Mentor 2 - It was really helpful for the mentee to organise regular phone or skype calls. I really appreciated the preparation she put into preparing questions for me and sending them through in advance. This helped us to focus our conversations on things she wanted assistance with.
Would you recommend the Program to others?
Mentee 1 - Absolutely, if you are interested in moving forward in your career it is an exceptional opportunity to engage with someone who has been or is going through the same journey as you. In my case it was about the big picture strategic look at my career and setting goals which I now feel much more confident about. In the same way it can be useful for any other aspect of study/work in health services research.

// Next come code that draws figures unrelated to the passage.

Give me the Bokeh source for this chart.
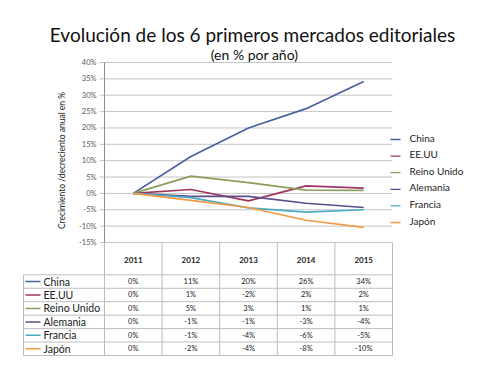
import math
from bokeh.plotting import figure
from bokeh.models import Range1d
from bokeh.core.properties import value
from bokeh.embed import file_html
from bokeh.resources import INLINE

# ---------------- data ----------------
years = ["2011", "2012", "2013", "2014", "2015"]
series_names = ["China", "EE.UU", "Reino Unido", "Alemania", "Francia", "Japón"]
china = [0, 11.3, 20.0, 25.9, 34.2]
eeuu = [0, 1.2, -2.3, 2.3, 1.6]
reino_unido = [0, 5.3, 3.3, 1.0, 0.9]
alemania = [0, -0.9, -0.9, -3.0, -4.3]
francia = [0, -1.3, -4.4, -5.7, -5.0]
japon = [0, -2.1, -4.3, -8.2, -10.4]
y_ticks = [-15, -10, -5, 0, 5, 10, 15, 20, 25, 30, 35, 40]
y_tick_labels = ["%d%%" % t for t in y_ticks]

series_values = [china, eeuu, reino_unido, alemania, francia, japon]
colors = ["#4A5F9E", "#A23660", "#8C9E5C", "#5E4C8C", "#4BACC6", "#F29A48"]

title = "Evolución de los 6 primeros mercados editoriales"
subtitle = "(en % por año)"
y_label = "Crecimiento /decreciento anual en %"

# ---------------- layout (pixels) ----------------
W, H = 470, 359
PL, PR, PT, PB = 104, 392, 62, 242          # plot area: x of -0.5 / 4.5, y of 40% / -15%
px_x = (PR - PL) / 5.0                      # pixels per category
px_y = (PB - PT) / 55.0                     # pixels per percent
cat_range = Range1d(-0.5 - PL / px_x, 4.5 + (W - PR) / px_x)
pct_range = Range1d(-15 - (H - PB) / px_y, 40 + PT / px_y)

FONT = value("Lato")

p = figure(width=W, height=H, x_range=Range1d(0, W), y_range=Range1d(H, 0),
           extra_x_ranges={"cat": cat_range}, extra_y_ranges={"pct": pct_range},
           output_backend="svg", toolbar_location=None, min_border=0,
           x_axis_location=None, y_axis_location=None, outline_line_color=None,
           background_fill_color="white", border_fill_color="white")
p.xgrid.visible = False
p.ygrid.visible = False

# titles
p.text(x=[252], y=[34], text=[title], text_font=FONT, text_font_size="19px",
       text_align="center", text_baseline="alphabetic", text_color="#111111")
p.text(x=[254], y=[54], text=[subtitle], text_font=FONT, text_font_size="14px",
       text_align="center", text_baseline="alphabetic", text_color="#111111")

# gridlines + tick marks
tick = 5 / px_x
p.segment(x0=[-0.5 - tick] * len(y_ticks), x1=[4.5] * len(y_ticks), y0=y_ticks, y1=y_ticks,
          line_color="#C4C4C4", line_width=1, x_range_name="cat", y_range_name="pct")
p.segment(x0=[-0.5], x1=[-0.5], y0=[-15], y1=[40], line_color="#8C8C8C", line_width=1,
          x_range_name="cat", y_range_name="pct")
p.text(x=[-0.5 - 8 / px_x] * len(y_ticks), y=y_ticks, text=y_tick_labels, text_font=FONT,
       text_font_size="7.5px", text_align="right", text_baseline="middle",
       text_color="#595959", x_range_name="cat", y_range_name="pct")
p.text(x=[61], y=[160], text=[y_label], angle=math.pi / 2, text_font=FONT,
       text_font_size="8.5px", text_align="center", text_baseline="middle",
       text_color="#222222")

# series lines
xs = list(range(len(years)))
for vals, c in zip(series_values, colors):
    p.line(x=xs, y=vals, line_color=c, line_width=1.7,
           x_range_name="cat", y_range_name="pct")

# legend (right)
leg_y = [137 + 16.6 * i for i in range(len(series_names))]
for yy, c in zip(leg_y, colors):
    p.segment(x0=[390], x1=[400], y0=[yy + 2], y1=[yy + 2], line_color=c, line_width=1.3)
p.text(x=[409] * len(series_names), y=leg_y, text=series_names, text_font=FONT,
       text_font_size="10px", text_align="left", text_baseline="middle", text_color="#222222")

# table
T_LEFT = 23
HEAD_BOT = 274.3
ROW_H = 13.45
n = len(series_names)
row_lines = [HEAD_BOT + ROW_H * i for i in range(n + 1)]
T_BOT = row_lines[-1]
grid_c = "#BDBDBD"
cols = [-0.5 + i for i in range(len(years) + 1)]
p.segment(x0=cols, x1=cols, y0=[PB] * len(cols), y1=[T_BOT] * len(cols),
          line_color=grid_c, line_width=1, x_range_name="cat")
p.segment(x0=[T_LEFT] * len(row_lines), x1=[PR] * len(row_lines),
          y0=row_lines, y1=row_lines, line_color=grid_c, line_width=1)
p.segment(x0=[T_LEFT], x1=[T_LEFT], y0=[HEAD_BOT], y1=[T_BOT], line_color=grid_c, line_width=1)

# headers
p.text(x=xs, y=[(PB + HEAD_BOT) / 2 + 1] * len(years), text=years, text_font=FONT,
       text_font_size="8px", text_font_style="bold", text_align="center",
       text_baseline="middle", text_color="#222222", x_range_name="cat")

# row labels with line samples
row_c = [HEAD_BOT + ROW_H * (i + 0.5) for i in range(n)]
for yy, c in zip(row_c, colors):
    p.segment(x0=[T_LEFT + 2], x1=[T_LEFT + 17], y0=[yy], y1=[yy], line_color=c, line_width=1.5)
p.text(x=[T_LEFT + 20] * n, y=row_c, text=series_names, text_font=FONT,
       text_font_size="10.5px", text_align="left", text_baseline="middle", text_color="#222222")

# values
for yy, vals in zip(row_c, series_values):
    labels = ["%d%%" % round(v) for v in vals]
    p.text(x=xs, y=[yy] * len(xs), text=labels, text_font=FONT, text_font_size="7.5px",
           text_align="center", text_baseline="middle", text_color="#222222",
           x_range_name="cat")

open("out.html", "w").write(file_html(p, INLINE))
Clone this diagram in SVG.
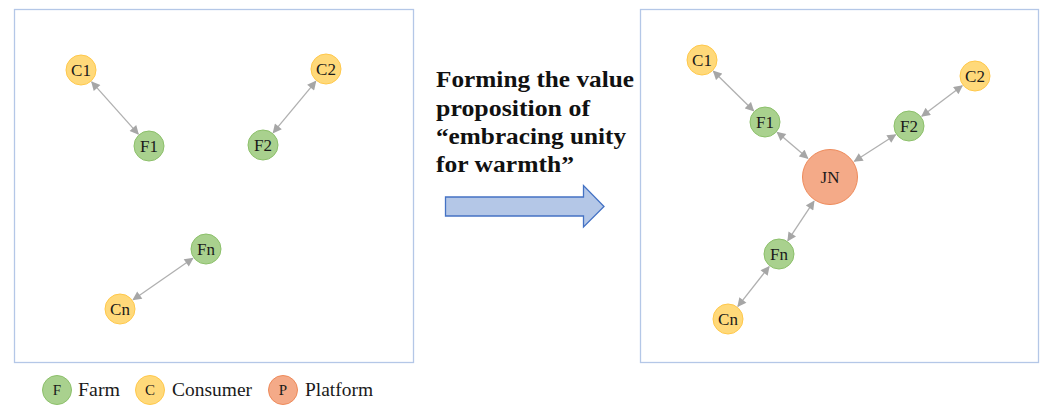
<svg xmlns="http://www.w3.org/2000/svg" width="1041" height="405" viewBox="0 0 1041 405">
  <style>
    .frame { fill: none; stroke: #b4c7e7; stroke-width: 1.3; }
    .farm { fill: #a9d18e; stroke: #8cc06a; stroke-width: 1; }
    .cons { fill: #ffd97a; stroke: #ffc84a; stroke-width: 1; }
    .plat { fill: #f4aa88; stroke: #ee8a5a; stroke-width: 1; }
    .lbl { font-family: "Liberation Serif", serif; font-size: 17px; fill: #1a1a1a; text-anchor: middle; }
    .lgd { font-family: "Liberation Serif", serif; font-size: 18px; fill: #1a1a1a; }
    .lgdc { font-family: "Liberation Serif", serif; font-size: 15px; fill: #1a1a1a; text-anchor: middle; }
    .title { font-family: "Liberation Serif", serif; font-size: 23px; font-weight: bold; fill: #111; }
    .link { stroke: #b0b0b0; stroke-width: 1.3; fill: none; marker-start: url(#tip); marker-end: url(#tip); }
  </style>
  <defs>
    <marker id="tip" viewBox="0 0 10 10" refX="9" refY="5" markerWidth="10" markerHeight="9" markerUnits="userSpaceOnUse" orient="auto-start-reverse">
      <path d="M0,0 L10,5 L0,10 Z" fill="#a6a6a6"/>
    </marker>
  </defs>

  <!-- panels -->
  <rect class="frame" x="14.5" y="9.5" width="399" height="353"/>
  <rect class="frame" x="640.5" y="9.5" width="398" height="353"/>

  <!-- connectors -->
  <g id="connectors">
    <line class="link" x1="91.7" y1="81.9" x2="138.3" y2="134.1"/>
    <line class="link" x1="315.8" y1="81.3" x2="273.2" y2="132.7"/>
    <line class="link" x1="192.9" y1="258.2" x2="133.1" y2="299.8"/>

    <line class="link" x1="713.4" y1="71.2" x2="753.6" y2="110.8"/>
    <line class="link" x1="777.2" y1="132.3" x2="807.8" y2="158.3"/>
    <line class="link" x1="962.2" y1="85.7" x2="921.8" y2="116.3"/>
    <line class="link" x1="895.6" y1="134.7" x2="854.4" y2="161.3"/>
    <line class="link" x1="814.0" y1="201.2" x2="787.8" y2="240.7"/>
    <line class="link" x1="769.1" y1="266.6" x2="737.9" y2="306.4"/>
  </g>

  <!-- left panel: separate farms and consumers -->
  <g id="left-c1"><circle class="cons" cx="81" cy="70" r="15"/><text class="lbl" x="81" y="76">C1</text></g>
  <g id="left-f1"><circle class="farm" cx="149" cy="146" r="15"/><text class="lbl" x="149" y="152">F1</text></g>
  <g id="left-c2"><circle class="cons" cx="326" cy="69" r="15"/><text class="lbl" x="326" y="75">C2</text></g>
  <g id="left-f2"><circle class="farm" cx="263" cy="145" r="15"/><text class="lbl" x="263" y="151">F2</text></g>
  <g id="left-fn"><circle class="farm" cx="206" cy="249" r="15"/><text class="lbl" x="206" y="255">Fn</text></g>
  <g id="left-cn"><circle class="cons" cx="120" cy="309" r="15"/><text class="lbl" x="120" y="315">Cn</text></g>

  <!-- right panel: platform-centred network -->
  <g id="right-c1"><circle class="cons" cx="702" cy="60" r="15"/><text class="lbl" x="702" y="66">C1</text></g>
  <g id="right-f1"><circle class="farm" cx="765" cy="122" r="15"/><text class="lbl" x="765" y="128">F1</text></g>
  <g id="right-c2"><circle class="cons" cx="975" cy="76" r="15"/><text class="lbl" x="975" y="82">C2</text></g>
  <g id="right-f2"><circle class="farm" cx="909" cy="126" r="15"/><text class="lbl" x="909" y="132">F2</text></g>
  <g id="right-jn"><circle class="plat" cx="830" cy="177" r="27.5"/><text class="lbl" x="830" y="183">JN</text></g>
  <g id="right-fn"><circle class="farm" cx="779" cy="254" r="15"/><text class="lbl" x="779" y="260">Fn</text></g>
  <g id="right-cn"><circle class="cons" cx="728" cy="319" r="15"/><text class="lbl" x="728" y="325">Cn</text></g>

  <!-- caption and transition arrow -->
  <g id="caption">
    <text class="title" x="436" y="87" textLength="198" lengthAdjust="spacingAndGlyphs">Forming the value</text>
    <text class="title" x="436" y="116" textLength="154" lengthAdjust="spacingAndGlyphs">proposition of</text>
    <text class="title" x="436" y="144" textLength="190" lengthAdjust="spacingAndGlyphs">“embracing unity</text>
    <text class="title" x="436" y="172" textLength="138" lengthAdjust="spacingAndGlyphs">for warmth”</text>
  </g>
  <g id="transition-arrow">
    <path d="M445.5,197 L583.5,197 L583.5,185.5 L604,206.5 L583.5,227 L583.5,216 L445.5,216 Z" fill="#b4c7e7" stroke="#4472c4" stroke-width="1.3" stroke-linejoin="miter"/>
  </g>

  <!-- legend -->
  <g id="legend">
    <g id="legend-farm"><circle class="farm" cx="57" cy="390" r="14.5"/><text class="lgdc" x="57" y="395">F</text><text class="lgd" x="78" y="396" textLength="42" lengthAdjust="spacingAndGlyphs">Farm</text></g>
    <g id="legend-consumer"><circle class="cons" cx="150" cy="390" r="14.5"/><text class="lgdc" x="150" y="395">C</text><text class="lgd" x="172" y="396" textLength="80" lengthAdjust="spacingAndGlyphs">Consumer</text></g>
    <g id="legend-platform"><circle class="plat" cx="283" cy="390" r="14.5"/><text class="lgdc" x="283" y="395">P</text><text class="lgd" x="305" y="396" textLength="68" lengthAdjust="spacingAndGlyphs">Platform</text></g>
  </g>
</svg>
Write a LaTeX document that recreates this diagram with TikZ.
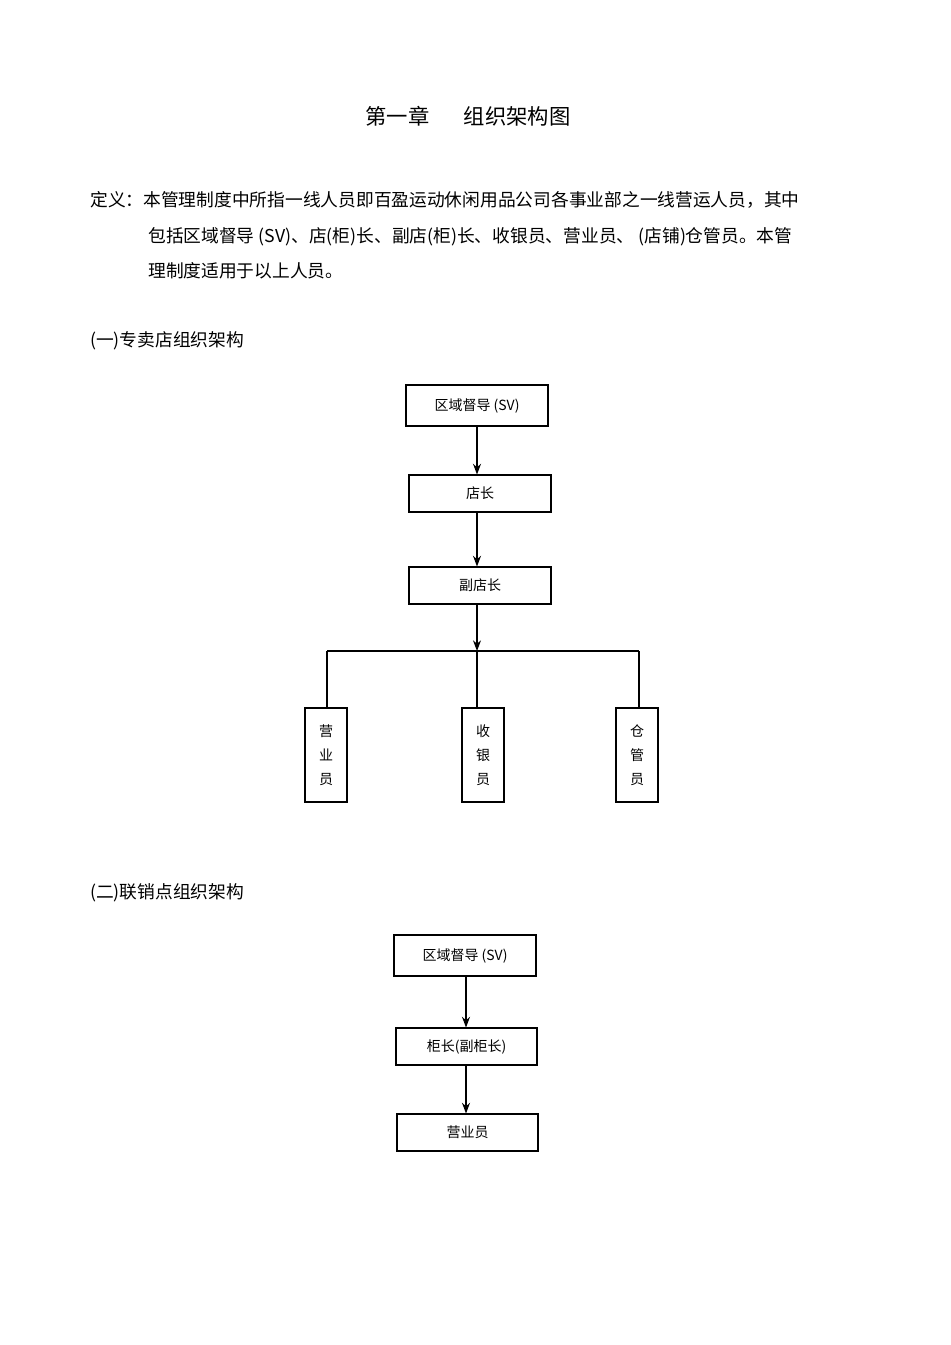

Mentor 1 - Yes, no hesitation. For the mentor it provides the opportunity to contribute to the career development of enthusiastic and talented junior academics in our field– while also providing the impetus for self-reflection. It is a very rewarding process.
Mentee 2 - I think it is really useful to get some perspective outside of your own institution. As a researcher, your track record is quite important and it is nice to get some tips and tricks from a more experienced researcher.
Mentor 2 - It is a great program for both mentees and mentors. It facilitates a relationship with a researcher that might not otherwise have occurred. It is valuable to learn from the experience of others in your discipline but at different institutions. It is also always helpful to hear different perspectives on research career strategy as researchers also have different personal experience.